You might think that this is a Christmas project–they are ornaments, after all–but for one thing, my girls and I were waaaay too busy before Christmas making presents and the really uber-Christmassy projects (made-from-scratch gingerbread house, anyone?) to have time for something festive but not necessarily thematic. And for another thing, our part of the midwest doesn’t start to get really cold, like weeks at a time below freezing cold, until after the new year, and for this project, you want a consistent few days under freezing to enjoy your work.
So for us, this is a nice winter project to do anytime it’s cold enough. It adds some decoration into a yard bare of flowers and most of its greenery, and depending on what you use, will become a handy natural dispenser for either birdseed or self-sown wildflower seeds. Here’s how to make it:
You will need:
- molds or muffin tins–just as with the melt-and-pour vegetable glycerin soap that I make, I use my collection of silicon molds. They’re decorative and versatile, used in my house for everything from muffins to cold-process soap. However, any muffin tins can be used to make lovely circles here, and a Bundt pan is a wreath-in-the-making!

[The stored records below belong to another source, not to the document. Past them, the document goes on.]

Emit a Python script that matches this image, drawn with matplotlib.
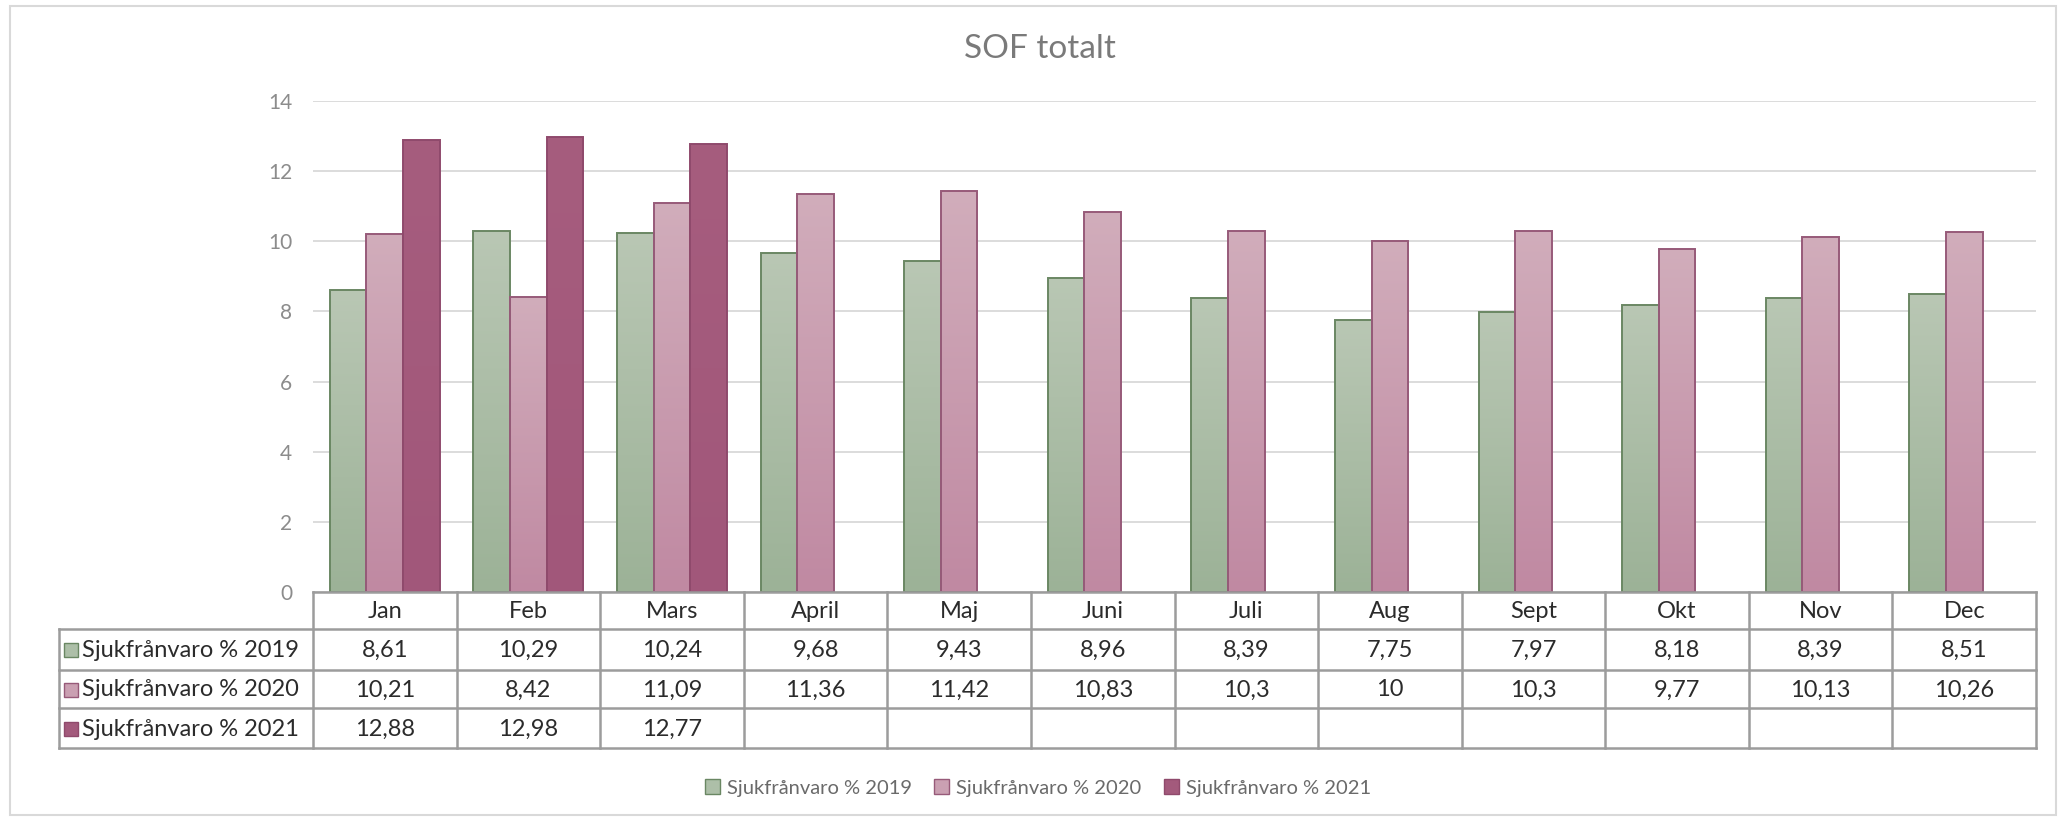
import numpy as np
import matplotlib
matplotlib.use("Agg")
import matplotlib.pyplot as plt
from matplotlib.patches import Rectangle
from matplotlib.colors import LinearSegmentedColormap

# ---------------- data ----------------
months = ["Jan", "Feb", "Mars", "April", "Maj", "Juni", "Juli", "Aug",
          "Sept", "Okt", "Nov", "Dec"]
series_names = ["Sjukfrånvaro % 2019", "Sjukfrånvaro % 2020", "Sjukfrånvaro % 2021"]
v2019 = [8.61, 10.29, 10.24, 9.68, 9.43, 8.96, 8.39, 7.75, 7.97, 8.18, 8.39, 8.51]
v2020 = [10.21, 8.42, 11.09, 11.36, 11.42, 10.83, 10.3, 10, 10.3, 9.77, 10.13, 10.26]
v2021 = [12.88, 12.98, 12.77, None, None, None, None, None, None, None, None, None]
yticks = [0, 2, 4, 6, 8, 10, 12, 14]
title = "SOF totalt"

# ---------------- style ----------------
plt.rcParams['font.family'] = ['Lato', 'DejaVu Sans']
W, H = 2060, 821
fig = plt.figure(figsize=(W / 100, H / 100), dpi=100)

top_cols = ["#b9c7b4", "#d1adbb", "#a65d7e"]
bot_cols = ["#9cb297", "#c089a2", "#a1577a"]
edge_cols = ["#6a8763", "#975a79", "#8f4a6c"]
key_cols = ["#adbfa8", "#caa0b2", "#a35a7c"]

ax_l, ax_r, ax_t, ax_b = 313, 2036, 101, 592
ax = fig.add_axes([ax_l / W, 1 - ax_b / H, (ax_r - ax_l) / W, (ax_b - ax_t) / H])
ax.set_xlim(-0.5, len(months) - 0.5)
ax.set_ylim(0, 14)
for s in ax.spines.values():
    s.set_visible(False)
ax.set_yticks(yticks)
ax.set_yticklabels([str(t) for t in yticks], color="#8c8c8c", fontsize=15)
ax.tick_params(axis='y', length=0, pad=15)
ax.set_xticks([])
ax.grid(axis='y', color="#d9d9d9", linewidth=1.3)
ax.set_axisbelow(True)

bw = 0.255
x = np.arange(len(months))
grad = np.linspace(0, 1, 256).reshape(-1, 1)
for si, vals in enumerate([v2019, v2020, v2021]):
    xs = [xi + (si - 1) * bw for xi, v in zip(x, vals) if v is not None]
    hs = [v for v in vals if v is not None]
    bars = ax.bar(xs, hs, width=bw, facecolor='none', edgecolor=edge_cols[si],
                  linewidth=1.4, zorder=3)
    cmap = LinearSegmentedColormap.from_list("g%d" % si, [bot_cols[si], top_cols[si]])
    for b in bars:
        bx, by = b.get_x(), b.get_y()
        im = ax.imshow(grad, cmap=cmap, origin='lower', aspect='auto',
                       extent=[bx, bx + b.get_width(), by, by + b.get_height()],
                       zorder=2)
        im.set_clip_path(b)
ax.set_xlim(-0.5, len(months) - 0.5)
ax.set_ylim(0, 14)

# ---------------- title ----------------
fig.text(1040 / W, 1 - 49 / H, title, ha='center', va='center',
         fontsize=24, color="#7a7a7a")

# ---------------- data table ----------------
tab = fig.add_axes([0, 0, 1, 1])
tab.set_xlim(0, W)
tab.set_ylim(H, 0)
tab.axis('off')

col_edges = [ax.transData.transform((i - 0.5, 0))[0] for i in range(len(months) + 1)]
lab_left = 59
row_edges = [592, 629, 670, 708, 748]
lc = "#9c9c9c"
lw = 1.8

tab.plot([col_edges[0], col_edges[-1]], [row_edges[0]] * 2, color=lc, lw=lw)
for yv in row_edges[1:]:
    tab.plot([lab_left, col_edges[-1]], [yv, yv], color=lc, lw=lw)
for xv in col_edges:
    tab.plot([xv, xv], [row_edges[0], row_edges[-1]], color=lc, lw=lw)
tab.plot([lab_left, lab_left], [row_edges[1], row_edges[-1]], color=lc, lw=lw)

txt_col = "#2b2b2b"
fs = 17
for i, m in enumerate(months):
    cx = (col_edges[i] + col_edges[i + 1]) / 2
    tab.text(cx, (row_edges[0] + row_edges[1]) / 2 + 1, m, ha='center', va='center',
             fontsize=fs, color=txt_col)


def fmt(v):
    return ("%g" % v).replace('.', ',')


for si, vals in enumerate([v2019, v2020, v2021]):
    cy = (row_edges[si + 1] + row_edges[si + 2]) / 2 + 1
    tab.add_patch(Rectangle((64, cy - 7), 14, 14, facecolor=key_cols[si],
                            edgecolor=edge_cols[si], lw=1.0))
    tab.text(82, cy, series_names[si], ha='left', va='center', fontsize=fs, color=txt_col)
    for i, v in enumerate(vals):
        if v is None:
            continue
        cx = (col_edges[i] + col_edges[i + 1]) / 2
        tab.text(cx, cy, fmt(v), ha='center', va='center', fontsize=fs, color=txt_col)

# ---------------- legend ----------------
handles = [Rectangle((0, 0), 1, 1, facecolor=key_cols[i], edgecolor=edge_cols[i], lw=1.0)
           for i in range(3)]
fig.legend(handles, series_names, loc='center', bbox_to_anchor=(1038 / W, 1 - 788 / H),
           ncol=3, frameon=False, fontsize=14.5, labelcolor="#6a6a6a",
           handlelength=0.75, handleheight=0.75, handletextpad=0.35, columnspacing=1.1)

# ---------------- outer border ----------------
fig.patches.append(Rectangle((10 / W, 1 - 815 / H), (2056 - 10) / W, (815 - 6) / H,
                             transform=fig.transFigure, facecolor='none',
                             edgecolor="#d9d9d9", lw=1.5))

fig.savefig("out.png", dpi=100)
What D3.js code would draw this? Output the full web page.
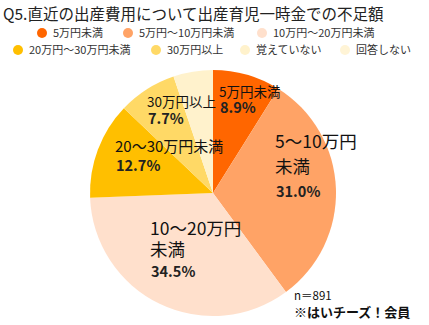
<!DOCTYPE html>
<html>
<head>
<meta charset="utf-8">
<script src="https://cdn.jsdelivr.net/npm/d3@7"></script>
<style>
  html, body { margin: 0; padding: 0; background: #fff; }
  svg { display: block; font-family: "Noto Sans CJK JP", "Noto Sans", sans-serif; }
</style>
</head>
<body>
<svg id="chart" width="429" height="325"></svg>
<script>
// Survey answers: shortfall vs. the childbirth lump-sum allowance
const categories = ["5万円未満", "5万円～10万円未満", "10万円～20万円未満", "20万円～30万円未満", "30万円以上", "覚えていない", "回答しない"];
const values = [8.9, 31.0, 34.5, 12.7, 7.7, 5.2, 0.0];
const colors = ["#FF6600", "#FFA366", "#FFE0CC", "#FFBF00", "#FFD966", "#FFF2CC", "#FFF4D6"];

const svg = d3.select("#chart");

// Title
svg.append("text")
  .attr("x", 3).attr("y", 20)
  .attr("font-size", 15.5)
  .attr("fill", "#222")
  .text("Q5.直近の出産費用について出産育児一時金での不足額");

// Legend (two rows)
const legendPos = [
  { x: 42, y: 33 }, { x: 128, y: 33 }, { x: 262, y: 33 },
  { x: 18, y: 50 }, { x: 156, y: 50 }, { x: 245, y: 50 }, { x: 345, y: 50 }
];
const legend = svg.append("g");
categories.forEach((c, i) => {
  const g = legend.append("g").attr("transform", `translate(${legendPos[i].x},${legendPos[i].y})`);
  g.append("circle").attr("r", 5).attr("fill", colors[i]);
  g.append("text").attr("x", 11).attr("y", 4).attr("font-size", 11).attr("fill", "#333").text(c);
});

// Pie
const cx = 213, cy = 193, R = 123;
const pie = d3.pie().sort(null).value(d => d);
const arc = d3.arc().innerRadius(0).outerRadius(R);
const arcs = pie(values);

const pg = svg.append("g").attr("transform", `translate(${cx},${cy})`);
pg.selectAll("path")
  .data(arcs)
  .join("path")
  .attr("d", arc)
  .attr("fill", (d, i) => colors[i]);

// Slice labels: one text block per slice, name lines then the percentage
const fmt = d3.format(".1f");
const labels = [
  { i: 0, x: 219, y: 97, lines: ["5万円未満"], size: 13.5, lh: 16 },
  { i: 1, x: 275, y: 148, lines: ["5～10万円", "未満"], size: 17.5, lh: 25, plh: 24 },
  { i: 2, x: 150, y: 235, lines: ["10～20万円", "未満"], size: 17.5, lh: 21, plh: 21 },
  { i: 3, x: 115, y: 152, lines: ["20～30万円未満"], size: 15, lh: 19 },
  { i: 4, x: 147, y: 107, lines: ["30万円以上"], size: 13.5, lh: 17 }
];
labels.forEach(l => {
  const t = svg.append("text").attr("x", l.x).attr("y", l.y).attr("fill", "#111");
  l.lines.forEach((s, k) => {
    t.append("tspan")
      .attr("x", l.x).attr("dy", k === 0 ? 0 : l.lh)
      .attr("font-size", l.size)
      .text(s);
  });
  t.append("tspan")
    .attr("x", l.x + 1).attr("dy", l.plh || l.lh)
    .attr("font-size", 14.5).attr("font-weight", "bold").attr("fill", "#222")
    .text(fmt(values[l.i]) + "%");
});

// Footnote
svg.append("text").attr("x", 294).attr("y", 300).attr("font-size", 11.5).attr("fill", "#111").text("n＝891");
svg.append("text").attr("x", 294).attr("y", 317).attr("font-size", 13).attr("font-weight", "bold").attr("fill", "#111").text("※はいチーズ！会員");
</script>
</body>
</html>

- food coloring–we have some cheap stuff that we use for play dough, but if you don’t mind potentially getting a little sticky, you could also color these with a bit of orange or kale or beet juice.
- natural decorations–we used lavendar and calendula flowers for this particular batch, but just because I was too lazy to dig into the spring supplies for the wildflower seeds and birdseed that we normally use. It was, thus, a random way to waste my fancy herbs.
- yarn or string, scissors for cutting it, and a chopstick or fondue fork or pencil for poking at it
1. You can start this project inside, especially if you put all your trays on a large baking sheet that you can later carry them outside on. If you do this outside, however, especially if you’re using liquid food coloring, it is possible to get some interesting color effects by, for instance, squeezing just one drop of color into one of the molds full of water so that it freezes before it can completely disperse.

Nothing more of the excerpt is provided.